Over the years she has contributed to the doll-making process at every stage and has made around 1000 dolls. Her dolls have found their way around the globe and her attention to the tiny details has made her a master.

She has carefully created tiny teeth, perfect fingernails and even taste buds on the tongue making the dolls unique works of art.

She keeps records of every doll she has ever made designing her own as well as working with top doll artists. Her dolls are every age, colour and size representing the world cultures in their hand-made costumes. Holmberg has many sets of arms and heads, stacks of fabric and racks of ribbon to keep her busy, but is disappointed her kiln was destroyed in a move.

The complicated process of doll-making includes using molds with liquid clay paying attention to humidity, temperature and timing, rotating the molds, removing the doll, cleaning and detailing the surface, painting, firing and more.

Her work has included reproduction dolls with their tiny hands and carefully counted eyelashes designed to match the styles of old.
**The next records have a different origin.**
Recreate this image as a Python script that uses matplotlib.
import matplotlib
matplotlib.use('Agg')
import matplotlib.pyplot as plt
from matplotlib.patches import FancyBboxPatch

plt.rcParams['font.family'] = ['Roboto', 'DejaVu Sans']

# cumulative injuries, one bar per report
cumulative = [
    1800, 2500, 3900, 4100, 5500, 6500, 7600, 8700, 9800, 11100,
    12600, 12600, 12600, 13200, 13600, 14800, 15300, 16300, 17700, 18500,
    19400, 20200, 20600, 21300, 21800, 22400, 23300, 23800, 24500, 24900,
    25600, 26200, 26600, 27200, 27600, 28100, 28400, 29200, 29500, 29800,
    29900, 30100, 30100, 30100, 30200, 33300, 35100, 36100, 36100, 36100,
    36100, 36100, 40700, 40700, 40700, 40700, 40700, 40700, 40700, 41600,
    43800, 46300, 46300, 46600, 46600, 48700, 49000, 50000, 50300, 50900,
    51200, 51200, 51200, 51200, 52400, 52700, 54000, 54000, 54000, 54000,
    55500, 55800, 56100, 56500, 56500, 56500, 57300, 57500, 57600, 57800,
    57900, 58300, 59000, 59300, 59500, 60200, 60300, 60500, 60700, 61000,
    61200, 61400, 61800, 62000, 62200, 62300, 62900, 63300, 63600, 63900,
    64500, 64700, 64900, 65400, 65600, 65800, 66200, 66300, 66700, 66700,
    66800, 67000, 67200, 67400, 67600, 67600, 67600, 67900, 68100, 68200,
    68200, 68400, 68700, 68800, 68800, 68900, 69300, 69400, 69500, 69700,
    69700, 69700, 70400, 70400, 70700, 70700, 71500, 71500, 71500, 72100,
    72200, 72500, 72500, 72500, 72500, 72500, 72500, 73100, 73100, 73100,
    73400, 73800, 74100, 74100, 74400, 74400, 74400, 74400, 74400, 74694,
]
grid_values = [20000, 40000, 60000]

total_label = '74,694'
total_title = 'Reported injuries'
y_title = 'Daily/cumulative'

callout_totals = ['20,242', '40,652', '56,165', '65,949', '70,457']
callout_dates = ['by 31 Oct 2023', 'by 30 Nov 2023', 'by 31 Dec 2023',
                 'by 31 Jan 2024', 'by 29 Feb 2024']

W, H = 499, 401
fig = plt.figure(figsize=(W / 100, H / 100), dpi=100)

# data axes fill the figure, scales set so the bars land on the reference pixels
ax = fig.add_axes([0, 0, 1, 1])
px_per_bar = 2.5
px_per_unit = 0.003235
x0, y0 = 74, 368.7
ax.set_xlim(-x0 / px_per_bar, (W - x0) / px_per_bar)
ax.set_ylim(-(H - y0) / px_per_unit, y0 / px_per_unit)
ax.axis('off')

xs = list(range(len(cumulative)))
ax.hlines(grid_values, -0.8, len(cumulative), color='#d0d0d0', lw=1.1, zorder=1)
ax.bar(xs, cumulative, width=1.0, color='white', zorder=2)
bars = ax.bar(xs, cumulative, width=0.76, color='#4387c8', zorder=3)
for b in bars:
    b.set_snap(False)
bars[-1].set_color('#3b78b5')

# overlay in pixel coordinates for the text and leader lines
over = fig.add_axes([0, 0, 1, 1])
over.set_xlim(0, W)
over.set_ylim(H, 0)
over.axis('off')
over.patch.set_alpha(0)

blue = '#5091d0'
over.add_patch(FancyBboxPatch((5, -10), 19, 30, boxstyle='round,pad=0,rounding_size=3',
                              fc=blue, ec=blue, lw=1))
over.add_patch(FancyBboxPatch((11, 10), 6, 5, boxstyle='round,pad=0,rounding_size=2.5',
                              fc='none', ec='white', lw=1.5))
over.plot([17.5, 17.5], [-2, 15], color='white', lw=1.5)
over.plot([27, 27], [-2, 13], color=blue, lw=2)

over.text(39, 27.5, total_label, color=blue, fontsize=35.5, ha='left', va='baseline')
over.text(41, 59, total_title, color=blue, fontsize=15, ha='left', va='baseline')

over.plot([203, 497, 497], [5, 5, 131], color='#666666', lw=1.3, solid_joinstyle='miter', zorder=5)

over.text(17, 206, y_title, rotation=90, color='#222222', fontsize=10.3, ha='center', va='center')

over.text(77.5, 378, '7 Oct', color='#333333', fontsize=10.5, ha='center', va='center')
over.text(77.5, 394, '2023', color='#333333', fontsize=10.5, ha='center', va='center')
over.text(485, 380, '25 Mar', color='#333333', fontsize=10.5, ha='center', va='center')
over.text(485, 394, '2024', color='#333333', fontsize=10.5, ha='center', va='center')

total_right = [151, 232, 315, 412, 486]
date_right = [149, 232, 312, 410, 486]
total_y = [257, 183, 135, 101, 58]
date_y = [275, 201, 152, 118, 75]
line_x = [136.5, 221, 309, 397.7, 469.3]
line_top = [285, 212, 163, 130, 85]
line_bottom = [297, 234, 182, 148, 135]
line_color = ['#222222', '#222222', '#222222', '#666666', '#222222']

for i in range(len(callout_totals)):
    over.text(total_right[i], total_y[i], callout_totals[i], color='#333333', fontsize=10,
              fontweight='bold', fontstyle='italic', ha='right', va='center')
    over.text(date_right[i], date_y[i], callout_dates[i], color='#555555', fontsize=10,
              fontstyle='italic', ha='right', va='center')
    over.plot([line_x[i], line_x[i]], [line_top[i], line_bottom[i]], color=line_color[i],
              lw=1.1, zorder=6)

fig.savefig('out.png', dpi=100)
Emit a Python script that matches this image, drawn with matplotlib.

She uses materials from around the world for stuffing and hair and gains inspiration from magazines and pictures to make the dolls as lifelike as possible.

In creating a Marie Antoinette doll she researched the clothing of the time period in order to design a proper dress and undergarment.

She has file cabinets full of patterns, photographs, sketches and ideas to continue to work on new dolls.

Homberg enjoys the challenge of creating the one-of-a-kind pieces and has several dolls that started out being formed in the same mold but are completely unique due to colour use, hair, clothing and posture.

The artist says she doesn't have a favourite doll but loves them all. She likes the hands and teeth, the tiny details and revels in the fun she had creating each doll.